On the opposite end of the spectrum, Kurimoto achieves power over Mitani through her sexlessness. Of the female characters in the novel, Kurimoto is the only one with which Mitani does not have some form of intimate or sexual relationship with. With the Inamura girl he searches for “the warmth of her body” (Kawabata 54) and he feels the “wave of woman” (Kawabata 29) with Mrs. Ota. He cannot separate his sexual feelings for Ota from Fumiko for he constantly associates the two, seeing as Ota’s “body itself had been passed on the [her] daughter” (Kawabata 78). However with Kurimoto he states he is “hardly that intimate” (Kawabata 122). Consequently, she is also the only woman with any control over him. He states that he is “tempted to feel safe with her” (Kawabata 96). Without the threat of intimacy, Mitani is able to have a different type of relationship with Kurimoto, a more safe and trusting relationship. Through this trust, Kurimoto is able to develop power over the lost and confused Mitani. Kurimoto describes that through her sexless nature she is able to keep a level head: “When a person is too much of a man or too much of a woman, the common sense generally isn’t there” (Kawabata 96). By keeping her common sense while others drown in relationship problems, she is able to stay a step ahead of everyone and know the ways best in which to control them. Consequently, she achieves power through her absence of sexuality, paralleling Cervantes achievement of power through her abundance of sexuality.

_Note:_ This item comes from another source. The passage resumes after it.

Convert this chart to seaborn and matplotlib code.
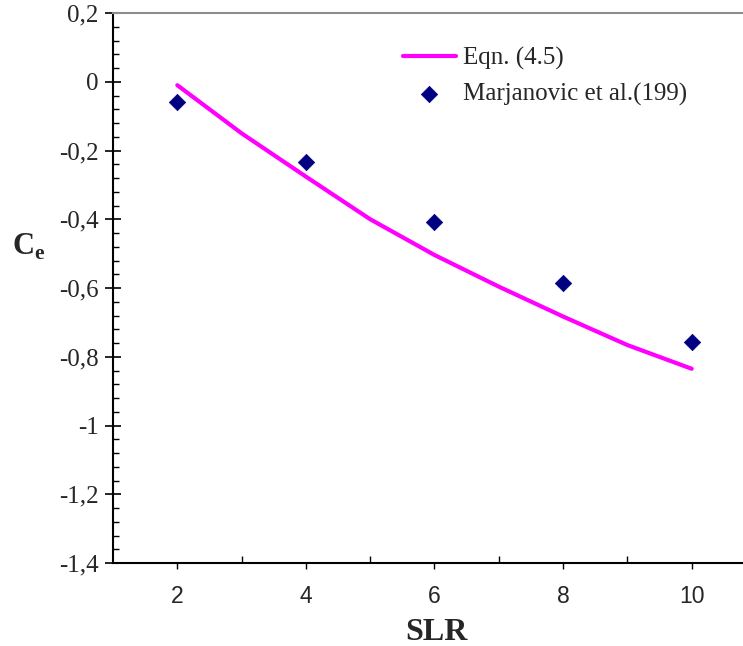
import matplotlib
matplotlib.use("Agg")
import matplotlib.pyplot as plt
import seaborn as sns
import numpy as np
from matplotlib.ticker import FixedLocator, MultipleLocator, FuncFormatter

# Data
slr_line = [2, 3, 4, 5, 6, 7, 8, 9, 10]
ce_line = [-0.01, -0.15, -0.276, -0.40, -0.504, -0.596, -0.683, -0.766, -0.835]
slr_pts = [2, 4, 6, 8, 10]
ce_pts = [-0.059, -0.232, -0.408, -0.584, -0.757]
x_ticks = [2, 4, 6, 8, 10]
y_ticks = [0.2, 0, -0.2, -0.4, -0.6, -0.8, -1, -1.2, -1.4]

sns.set_style("ticks")
plt.rcParams["mathtext.fontset"] = "custom"
plt.rcParams["mathtext.rm"] = "Liberation Serif"
plt.rcParams["mathtext.bf"] = "Liberation Serif:bold"

W, H = 743, 646
fig = plt.figure(figsize=(W / 100, H / 100), dpi=100)
fig.patch.set_facecolor("white")
ax = fig.add_axes([113 / W, 1 - 563 / H, (756 - 113) / W, 550 / H])
ax.set_facecolor("white")

sns.lineplot(x=slr_line, y=ce_line, ax=ax, color="#FF00FF", linewidth=3,
             label="Eqn. (4.5)")
sns.scatterplot(x=slr_pts, y=ce_pts, ax=ax, marker="D", s=70, color="#000080",
                edgecolor="#000080", linewidth=0.5, label="Marjanovic et al.(199)")

ax.set_xlim(1, 11)
ax.set_ylim(-1.4, 0.2)

ax.xaxis.set_major_locator(FixedLocator(x_ticks))
ax.xaxis.set_minor_locator(FixedLocator([3, 5, 7, 9]))
ax.yaxis.set_major_locator(FixedLocator(y_ticks))
ax.yaxis.set_minor_locator(MultipleLocator(0.04))

def yfmt(v, pos):
    if abs(v) < 1e-9:
        return "0"
    s = ("%.1f" % v).rstrip("0").rstrip(".")
    return s.replace(".", ",")

ax.yaxis.set_major_formatter(FuncFormatter(yfmt))
ax.xaxis.set_major_formatter(FuncFormatter(lambda v, p: "%d" % v))

ax.tick_params(axis="y", which="major", direction="inout", length=11, width=1.2,
               color="black", pad=5, labelsize=18)
ax.tick_params(axis="y", which="minor", direction="in", length=4.5, width=1.0,
               color="black")
ax.tick_params(axis="x", which="major", direction="out", length=4.5, width=1.0,
               color="black", pad=11, labelsize=16.5)
ax.tick_params(axis="x", which="minor", direction="in", length=5, width=1.0,
               color="black")
for lab in ax.get_yticklabels():
    lab.set_fontfamily("Liberation Serif")
for lab in ax.get_xticklabels():
    lab.set_fontfamily("Liberation Sans")

for side in ["left", "bottom"]:
    ax.spines[side].set_color("black")
    ax.spines[side].set_linewidth(1.5)
ax.spines["top"].set_color("#8c8c8c")
ax.spines["top"].set_linewidth(1.5)
ax.spines["right"].set_color("#8c8c8c")
ax.spines["top"].set_visible(True)
ax.spines["right"].set_visible(True)

ax.set_xlabel("SLR", fontsize=23, fontweight="bold", fontfamily="Liberation Serif",
              va="center")
ax.xaxis.set_label_coords((436 - 113) / 643, (563 - 632) / 550)
ax.set_ylabel(r"$\mathbf{C}_\mathbf{e}$", fontsize=22, rotation=0, va="center", ha="center")
ax.yaxis.set_label_coords((29 - 113) / 643, (563 - 247) / 550)

leg = ax.legend(loc="upper left", bbox_to_anchor=(403 / W, 1 - 47 / H),
                bbox_transform=fig.transFigure, frameon=False, borderpad=0,
                borderaxespad=0, handlelength=2.1, handletextpad=0.3,
                labelspacing=0.5, prop={"family": "Liberation Serif", "size": 18})

fig.savefig("out.png", dpi=100, facecolor="white")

Although Cervantes and Kurimoto manipulate sexuality in different fashions, they both use it to achieve the same end means: power. It is not only power that they lust for, but a power over those who have oppressed them, a power over their male counterparts who have dominated them their whole lives. Since the dawning of time the human race has governed by male dominance, but there are anomalies in this pattern. As is demonstrated by much great literature, through the effective use of sexuality women can indeed rise up and attain control.